For teams migrating to a new CMS, DXP, or DAM, a lift-and-shift means you take all the content from your existing platform and push it into your new platform, largely unmodified. Automation tools and custom scripts do all the work. If any content needs updating, recategorizing or deleting, you can do it after the fact. That’s the theory, anyway.

What could possibly go wrong? Here are some of the most common setbacks:

  • The junk drawer problem: Lift-and-shift is akin to taking everything from one junk drawer and dumping it into a new junk drawer. That includes all the outdated, disorganized and underperforming content that has no business being migrated. Your new CMS may end up as bloated and ineffective as the one you’re retiring.
  • Content structure breakdown: Content that was structured for one platform can’t just be shoehorned into another. If you realize in the middle of a migration that your metadata doesn’t map correctly or is missing, or that hundreds of pages don’t fit your new design template, then you’ll have to scramble to fix the issues, wasting weeks or months in the process.
  • Information architecture (IA) and taxonomy trouble: When you’re rushing a migration, it’s easy to overlook fundamentals. You might neglect to create a taxonomy for tagging and categorizing content. Or you may realize, near the end, that your existing IA no longer reflects your business strategy and needs an overhaul. Once again, you’re hitting the brakes to fix something you should have built correctly at the outset.
  • Platform features you can’t use: When you gloss over taxonomy and content structure issues, you end up with a CMS or DXP that falls far short of its potential. You’ve paid for expensive features that you can’t take full advantage of, like dynamic content and personalization. 

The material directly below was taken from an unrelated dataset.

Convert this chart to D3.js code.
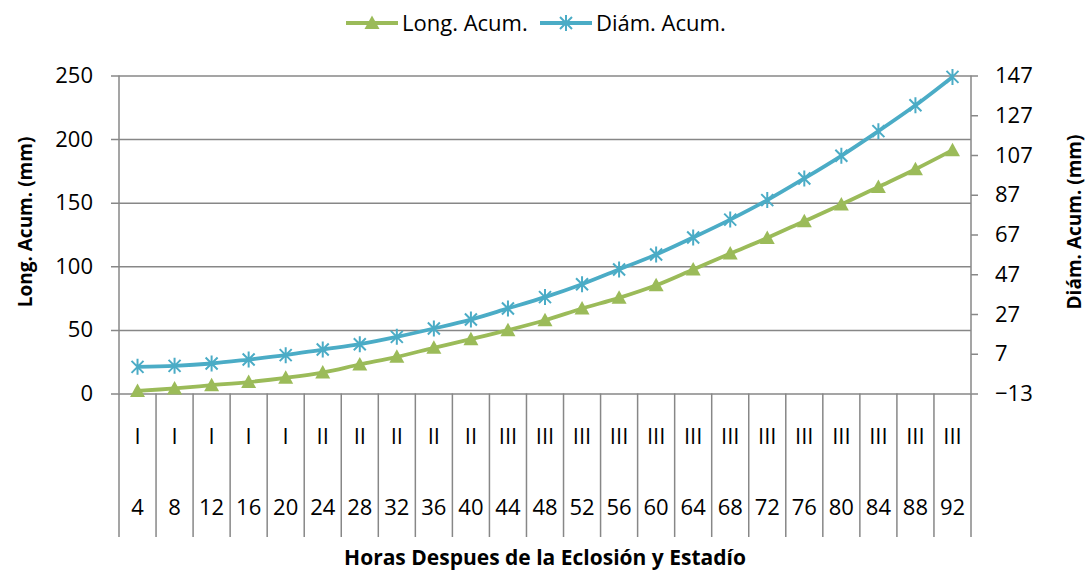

Notice the recurring theme? A lack of up front planning and strategy leads to content chaos down the line.

And that chaos is all too common. According to a 2014 Forrester Research survey that still resonates today, 58% of enterprises consider migrating content from old systems to be their greatest enterprise content management challenge. Another Forrester study found that the average delay for a re-platforming project is 4.2 months. 

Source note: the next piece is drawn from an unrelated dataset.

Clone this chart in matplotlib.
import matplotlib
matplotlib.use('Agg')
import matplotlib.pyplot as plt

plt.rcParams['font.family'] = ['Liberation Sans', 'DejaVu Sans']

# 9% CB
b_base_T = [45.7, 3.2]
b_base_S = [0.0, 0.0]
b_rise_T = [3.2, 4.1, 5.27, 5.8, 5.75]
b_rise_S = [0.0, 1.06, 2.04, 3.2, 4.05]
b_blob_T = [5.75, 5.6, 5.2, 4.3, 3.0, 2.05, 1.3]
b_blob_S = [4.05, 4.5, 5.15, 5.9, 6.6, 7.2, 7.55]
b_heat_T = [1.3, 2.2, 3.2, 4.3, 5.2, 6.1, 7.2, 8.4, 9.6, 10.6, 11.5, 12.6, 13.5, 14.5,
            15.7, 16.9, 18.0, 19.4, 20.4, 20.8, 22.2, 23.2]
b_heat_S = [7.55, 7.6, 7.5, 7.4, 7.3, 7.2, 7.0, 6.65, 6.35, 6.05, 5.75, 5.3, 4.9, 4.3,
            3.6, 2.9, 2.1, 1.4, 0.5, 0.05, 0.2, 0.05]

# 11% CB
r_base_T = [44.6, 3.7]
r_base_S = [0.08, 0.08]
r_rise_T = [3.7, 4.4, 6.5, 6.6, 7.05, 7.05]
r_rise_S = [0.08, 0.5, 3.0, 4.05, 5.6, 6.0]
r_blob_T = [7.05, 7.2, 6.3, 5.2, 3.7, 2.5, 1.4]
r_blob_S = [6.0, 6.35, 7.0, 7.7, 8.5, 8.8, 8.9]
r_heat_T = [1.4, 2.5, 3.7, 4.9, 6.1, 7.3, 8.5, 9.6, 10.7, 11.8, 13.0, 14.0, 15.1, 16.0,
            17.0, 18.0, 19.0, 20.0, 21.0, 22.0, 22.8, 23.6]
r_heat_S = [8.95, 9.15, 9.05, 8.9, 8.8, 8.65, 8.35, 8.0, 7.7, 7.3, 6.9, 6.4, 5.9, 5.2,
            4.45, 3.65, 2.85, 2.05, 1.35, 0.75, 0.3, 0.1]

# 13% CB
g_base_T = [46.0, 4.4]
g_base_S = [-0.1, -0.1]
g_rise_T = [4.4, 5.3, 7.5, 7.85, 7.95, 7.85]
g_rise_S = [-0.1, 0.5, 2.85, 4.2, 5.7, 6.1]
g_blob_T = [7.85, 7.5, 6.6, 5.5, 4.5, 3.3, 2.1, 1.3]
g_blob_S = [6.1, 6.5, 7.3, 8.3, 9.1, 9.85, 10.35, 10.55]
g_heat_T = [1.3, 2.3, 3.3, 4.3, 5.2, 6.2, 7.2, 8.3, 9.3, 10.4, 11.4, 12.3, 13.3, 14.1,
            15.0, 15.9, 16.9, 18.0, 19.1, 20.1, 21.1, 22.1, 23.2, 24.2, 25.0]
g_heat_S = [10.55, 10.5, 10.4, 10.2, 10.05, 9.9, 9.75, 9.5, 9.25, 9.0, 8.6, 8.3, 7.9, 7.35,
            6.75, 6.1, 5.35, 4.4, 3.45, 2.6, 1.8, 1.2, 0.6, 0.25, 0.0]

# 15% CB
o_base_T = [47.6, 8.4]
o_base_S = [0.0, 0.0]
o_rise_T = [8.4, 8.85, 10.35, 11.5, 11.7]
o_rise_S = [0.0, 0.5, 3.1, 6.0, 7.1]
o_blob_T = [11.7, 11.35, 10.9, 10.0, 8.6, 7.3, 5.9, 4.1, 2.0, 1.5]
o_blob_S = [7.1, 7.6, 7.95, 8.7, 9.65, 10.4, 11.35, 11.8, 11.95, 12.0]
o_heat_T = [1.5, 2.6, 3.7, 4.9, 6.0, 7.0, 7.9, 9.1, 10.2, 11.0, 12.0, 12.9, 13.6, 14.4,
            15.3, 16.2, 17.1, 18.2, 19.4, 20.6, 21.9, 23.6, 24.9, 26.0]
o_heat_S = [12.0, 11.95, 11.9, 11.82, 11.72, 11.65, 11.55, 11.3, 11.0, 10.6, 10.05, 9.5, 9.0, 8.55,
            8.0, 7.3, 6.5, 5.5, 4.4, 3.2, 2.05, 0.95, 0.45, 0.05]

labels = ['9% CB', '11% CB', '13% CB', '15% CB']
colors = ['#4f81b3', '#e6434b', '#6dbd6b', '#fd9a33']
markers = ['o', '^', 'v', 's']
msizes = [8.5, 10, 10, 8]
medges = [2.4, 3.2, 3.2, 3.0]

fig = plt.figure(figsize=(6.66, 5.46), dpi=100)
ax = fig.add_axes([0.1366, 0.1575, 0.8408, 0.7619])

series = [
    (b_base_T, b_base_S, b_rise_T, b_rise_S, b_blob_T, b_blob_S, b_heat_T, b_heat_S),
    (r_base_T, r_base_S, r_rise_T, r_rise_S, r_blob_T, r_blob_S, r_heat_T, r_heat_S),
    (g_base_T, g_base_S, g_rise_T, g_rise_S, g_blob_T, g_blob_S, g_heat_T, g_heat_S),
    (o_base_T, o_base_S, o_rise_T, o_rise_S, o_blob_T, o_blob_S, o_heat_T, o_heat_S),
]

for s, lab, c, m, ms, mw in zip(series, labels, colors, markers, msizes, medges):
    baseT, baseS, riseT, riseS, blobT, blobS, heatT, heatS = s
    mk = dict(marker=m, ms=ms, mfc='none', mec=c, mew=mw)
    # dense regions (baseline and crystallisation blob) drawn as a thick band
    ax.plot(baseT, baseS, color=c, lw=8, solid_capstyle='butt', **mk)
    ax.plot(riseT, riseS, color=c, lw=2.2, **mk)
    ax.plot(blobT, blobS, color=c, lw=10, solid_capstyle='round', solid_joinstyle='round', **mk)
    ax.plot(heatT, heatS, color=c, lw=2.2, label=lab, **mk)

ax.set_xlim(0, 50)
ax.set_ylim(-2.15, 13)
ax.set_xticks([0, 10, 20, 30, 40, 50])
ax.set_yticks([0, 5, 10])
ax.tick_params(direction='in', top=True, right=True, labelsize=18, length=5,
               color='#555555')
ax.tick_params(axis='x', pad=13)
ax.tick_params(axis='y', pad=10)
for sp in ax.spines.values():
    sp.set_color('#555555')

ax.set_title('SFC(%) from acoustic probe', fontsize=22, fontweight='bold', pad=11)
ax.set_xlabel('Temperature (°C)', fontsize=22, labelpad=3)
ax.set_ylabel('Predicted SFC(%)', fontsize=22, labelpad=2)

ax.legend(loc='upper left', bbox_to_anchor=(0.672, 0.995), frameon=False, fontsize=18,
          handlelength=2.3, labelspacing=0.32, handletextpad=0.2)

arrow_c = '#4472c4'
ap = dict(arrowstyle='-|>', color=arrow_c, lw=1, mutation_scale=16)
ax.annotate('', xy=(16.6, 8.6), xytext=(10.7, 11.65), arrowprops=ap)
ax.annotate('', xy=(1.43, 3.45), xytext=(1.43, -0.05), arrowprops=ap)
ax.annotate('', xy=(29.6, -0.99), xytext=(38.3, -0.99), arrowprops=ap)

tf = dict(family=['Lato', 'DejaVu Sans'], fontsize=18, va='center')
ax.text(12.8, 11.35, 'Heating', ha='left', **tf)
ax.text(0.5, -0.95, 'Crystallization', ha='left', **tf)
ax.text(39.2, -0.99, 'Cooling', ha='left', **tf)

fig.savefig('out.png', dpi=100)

The ROI of Strategy-Led Migration


Here is the paradox of content migration: The fastest way to get it done is to go slowly, with assiduous planning and careful project management. Automation tools are incredibly helpful, but work best when driven by strategy. In addition, no matter how smart your script is, a degree of manual content curation or manipulation is unavoidable.

Now for some good news: The ROI of this approach is tremendous. If you have to convince an executive to approve a months-long content strategy for migration, then it’s an ROI conversation. Not only is the lift-and-shift approach far more expensive in terms of staff time, but it diminishes the long-term ROI of your platform, since you likely won’t be using it to full advantage.

Approach content migration as a long-term investment and an opportunity to improve the customer experience. By pruning, updating and restructuring your content and optimizing it for search engines, you’ll likely see a dramatic improvement in its performance.

4 Steps to a Successful Content Migration


How should you approach a successful content migration? Assemble your team of stakeholders (from multiple departments) to plan and execute the migration, then document your approach in a thorough plan and follow this basic process:

  1. Identify: Start with the question, “What are we migrating?” Conduct a content inventory to catalogue all your pages and assets. Capture and categorize everything you need to know about them: tags, meta descriptions, audience or personas, journey stage, performance metrics. Then evaluate and score them, quantitatively and qualitatively.
  2. Rationalize: In a spreadsheet or other tool, determine a course of action for each page and asset, such as “Keep,” “Revise” and “Archive.” You’ll discover endless opportunities to retire older content. It isn’t uncommon for an enterprise with 100,000 pages to migrate only 2,000 or so.
  3. Map: Determine where each page or asset will go in the new platform. Content mapping typically requires granular detail; you’re not just saying “this page goes here” in the IA. Map attributes like destination CMS folder, destination template, page type and component type. Careful mapping will help you write better migration scripts or streamline manual efforts.
  4. Migrate: With careful project planning and expert management you can now start moving your content into the new platform. Working iteratively in smaller batches will allow you to deploy teams in parallel and adjust your approach for any surprises along the way. Once it’s in the new platform, don’t forget to address redirects for content that stayed behind, and work with your SEO team to make sure migrated content doesn’t lose its rankings. Next, continue to refine and update the migrated content, and make a plan to create missing content that your audit identified.

Make no mistake, a content migration is hard work. And when people opt for a lift-and-shift approach, it’s often because they fear this scope of work. But while lift-and-shift sounds easier, it is undoubtedly more work and more stress in the end.

Put the time into your next migration, and when it’s done you can take pride in a platform that delivers a superb content experience for your customers.